Shoulder to Shoulder is a 1974 BBC television serial and book relating the history of the women's suffrage movement, both edited by Midge Mackenzie. The drama series grew out of discussions between Mackenzie and the actress and singer Georgia Brown, who was dissatisfied at the lack of decent roles for women in TV drama. Brown enlisted the producer Verity Lambert in the project she and Mackenzie were devising to dramatise the struggle for women's suffrage, and the three women presented the idea to the BBC, which gave approval for the series. Originally they had hoped to use only female script writers but this proved impracticable. Male writers were used and the three female originators of the project later said they needed to remove from their scripts a number of 'innuendoes, misconceptions and untruths' indicative of what Georgia Brown termed "the male point of view".

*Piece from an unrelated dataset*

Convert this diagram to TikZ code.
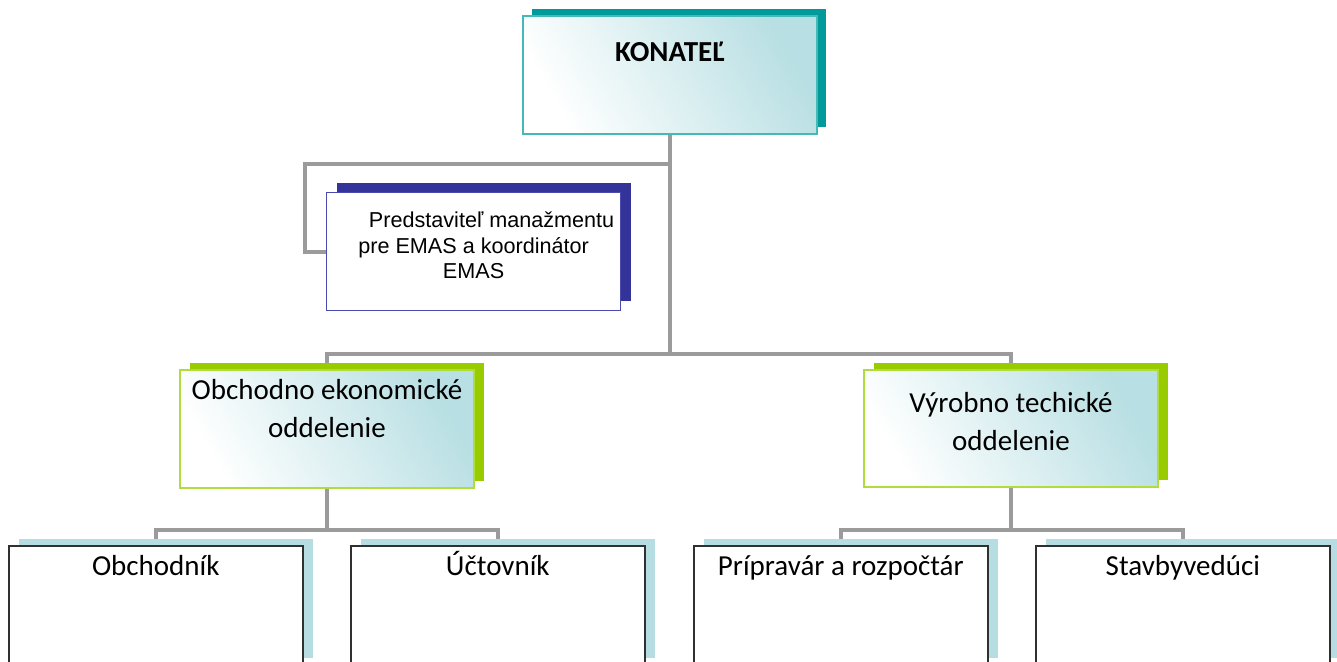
\documentclass[tikz,border=0pt]{standalone}
\usepackage{fontspec}
\setmainfont{Carlito}
\newfontfamily\arialfont{Liberation Sans}
\usetikzlibrary{shadows,backgrounds}

\definecolor{conngray}{HTML}{9B9B9B}
\definecolor{tealdark}{HTML}{009A9A}
\definecolor{tealline}{HTML}{45B8B8}
\definecolor{tealtint}{HTML}{B8DFE3}
\definecolor{emasblue}{HTML}{333399}
\definecolor{emasline}{HTML}{4A4AB0}
\definecolor{limegreen}{HTML}{99CC00}
\definecolor{limeline}{HTML}{B0DC3C}
\definecolor{paleblue}{HTML}{B6DEE2}
\definecolor{boxline}{HTML}{303030}

\begin{document}
\begin{tikzpicture}[x=1pt, y=-1pt,
    conn/.style={draw=conngray, line width=4pt},
    orgbox/.style={rectangle, anchor=north west, inner xsep=0pt, inner ysep=0pt,
        minimum width=294pt, align=center},
    tintbox/.style={orgbox, line width=2pt, left color=white, right color=tealtint,
        shading angle=120, font=\fontsize{29}{38}\selectfont},
    headbox/.style={tintbox, draw=tealline,
        drop shadow={shadow xshift=9pt, shadow yshift=7pt, fill=tealdark, opacity=1}},
    deptbox/.style={tintbox, draw=limeline,
        drop shadow={shadow xshift=10pt, shadow yshift=7pt, fill=limegreen, opacity=1}},
    emasbox/.style={orgbox, draw=emasline, line width=1.2pt, fill=white,
        font=\arialfont\fontsize{21.6}{25.5}\selectfont,
        drop shadow={shadow xshift=10pt, shadow yshift=10pt, fill=emasblue, opacity=1}},
    staffbox/.style={orgbox, draw=boxline, line width=1.6pt, fill=white,
        font=\fontsize{29}{38}\selectfont, text height=30pt, text depth=89pt,
        drop shadow={shadow xshift=10pt, shadow yshift=7pt, fill=paleblue, opacity=1}}]

    \useasboundingbox (0,0) rectangle (1337,661);
    \clip (0,0) rectangle (1337,661);

    % head
    \node[headbox, text height=45pt, text depth=73pt] (kon) at (522,15) {\bfseries KONATEĽ};

    % EMAS representative
    \node[emasbox, text height=86pt, text depth=32pt] (emas) at (326,192)
        {\hspace*{36pt}Predstaviteľ manažmentu\\pre EMAS a koordinátor\\EMAS};

    % departments
    \node[deptbox, text height=67pt, text depth=51pt] (oek) at (179,369)
        {Obchodno ekonomické\\oddelenie};
    \node[deptbox, text height=80pt, text depth=37pt] (vyr) at (863,369)
        {Výrobno techické\\oddelenie};

    % staff
    \node[staffbox] (obch) at (8,545) {Obchodník};
    \node[staffbox] (ucto) at (350,545) {Účtovník};
    \node[staffbox] (prip) at (693,545) {Prípravár a rozpočtár};
    \node[staffbox] (stav) at (1035,545) {Stavbyvedúci};

    % lines
    \begin{scope}[on background layer]
        \draw[conn] (kon.south) -- ++(0,29) -| ([xshift=-21pt]emas.west) -- (emas.west);
        \draw[conn] (kon.south) -- ++(0,219) -| (oek.north);
        \draw[conn] (kon.south) -- ++(0,219) -| (vyr.north);
        \draw[conn] (oek.south) -- ++(0,41) -| (obch.north);
        \draw[conn] (oek.south) -- ++(0,41) -| (ucto.north);
        \draw[conn] (vyr.south) -- ++(0,42) -| (prip.north);
        \draw[conn] (vyr.south) -- ++(0,42) -| (stav.north);
    \end{scope}
\end{tikzpicture}
\end{document}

The TV series, directed by Waris Hussein and Moira Armstrong, dramatized the fight for the right to vote for British women. It covered the period from the 1890s to 1919 and followed the suffrage movement as it was influenced by the Pankhursts: Richard, Emmeline, Christabel and Sylvia, and Annie Kenney. The series was written by Douglas Livingstone, Alan Plater, Ken Taylor and Hugh Whitemore. The series was a co-production between the BBC and Warner Bros. Television. The designers were Susan Spence, Evan Hercules and Eileen Diss; costumes were by Joan Ellacott. Emmeline Pankhurst was played by Sian Phillips; her daughters Christabel and Sylvia by Patricia Quinn and Angela Down. Michael Gough played Emmeline's husband, Dr Richard Pankhurst. Georgia Brown played Annie Kenney, a mill worker who joined the cause and eventually became a dynamic speaker for the movement. Lady Constance Lytton, an upper class activist for women's suffrage who underwent force feeding in prison, was played by Judy Parfitt. Sally Miles played Flora Drummond; Sheila Allen, Emmeline Pethick-Lawrence. Fulton Mackay played the socialist leader Keir Hardie, Robert Hardy was Asquith and Bob Hoskins played Jack Dunn.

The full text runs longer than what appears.